Ángel Férez

Personal information
- Full name: Ángel Francisco Férez Crespo
- Date of birth: 20 January 1966 (age 59)
- Place of birth: Seville, Spain
- Height: 1.76 m (5 ft 9+1⁄2 in)
- Position(s): Goalkeeper

Team information
- Current team: Almería B (goalkeeping coach)

Youth career
- Real Madrid

Senior career*
- Years: Team / Apps / (Gls)
- 1984–1985: Real Madrid Aficionados / 37 / (0)
- 1985–1987: Castilla / 10 / (0)
- 1987–1992: Rayo Vallecano / 111 / (0)
- 1992–1994: Mérida / 45 / (0)
- 1994–1999: Cádiz / 149 / (0)
- Total:  / 352 / (0)

Managerial career
- Cádiz B

= Ángel Férez =

Spanish footballer

Ángel Francisco Férez Crespo (born 20 January 1966) is a Spanish retired footballer who played as a goalkeeper. He is the current goalkeeping coach of UD Almería B.

==Playing career==
Born in Seville, Andalusia, Férez finished his formation with Real Madrid, being promoted to the reserves in the 1985 summer. He made his debut as a professional on 2 November 1986, starting in a 0–3 away loss against Recreativo de Huelva in the Segunda División.

Subsequently, Férez moved to neighbouring Rayo Vallecano, also of the second level, earning promotion in his second season but being relegated in his third. With his following club, CP Mérida, he appeared initially as a first choice but was subsequently overtook by Francisco Leal.
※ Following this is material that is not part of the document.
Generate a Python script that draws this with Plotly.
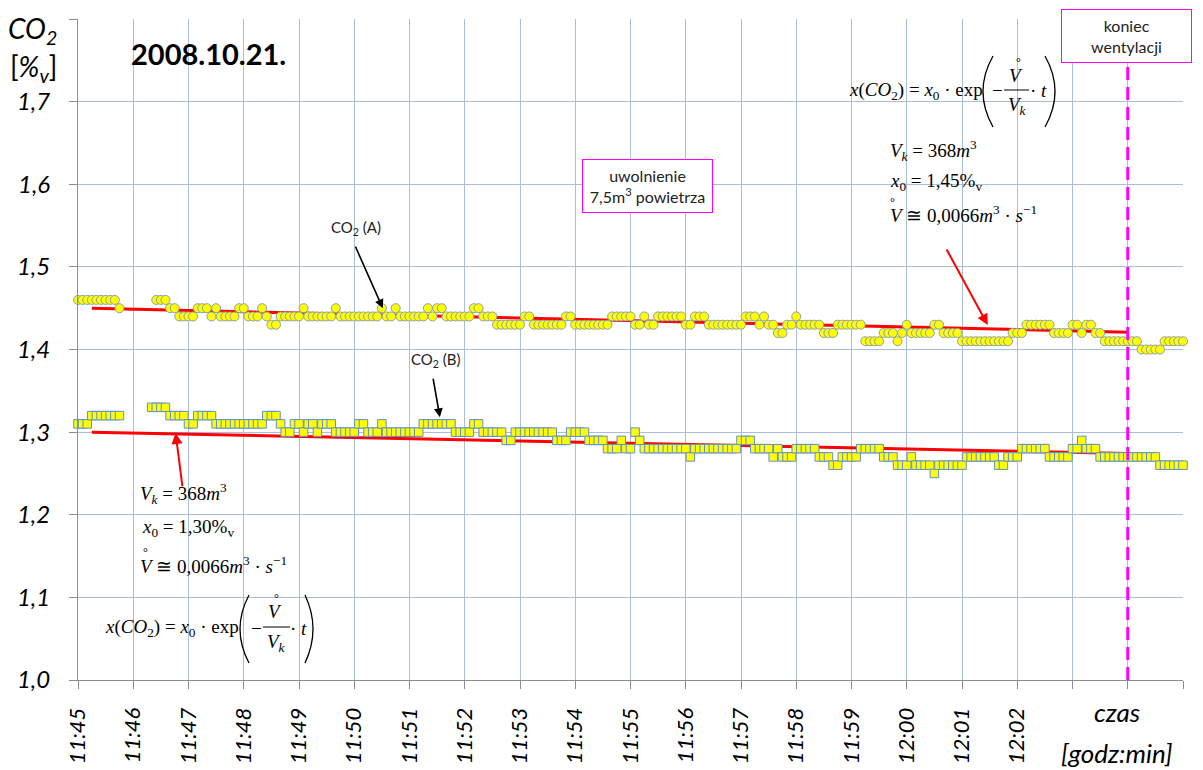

In the 1994 summer Férez joined Cádiz CF of the Segunda División B, retiring in 1999 at the age of 33.

==Post-playing career==
Shortly after retiring, Férez started working as a goalkeeping coach with his last team. In 2005, he was included in Luis Aragonés' staff at the Spanish national team, and also worked with the manager during his spell at Fenerbahçe SK.

On 5 July 2009 Férez returned to his native country, joining UD Almería.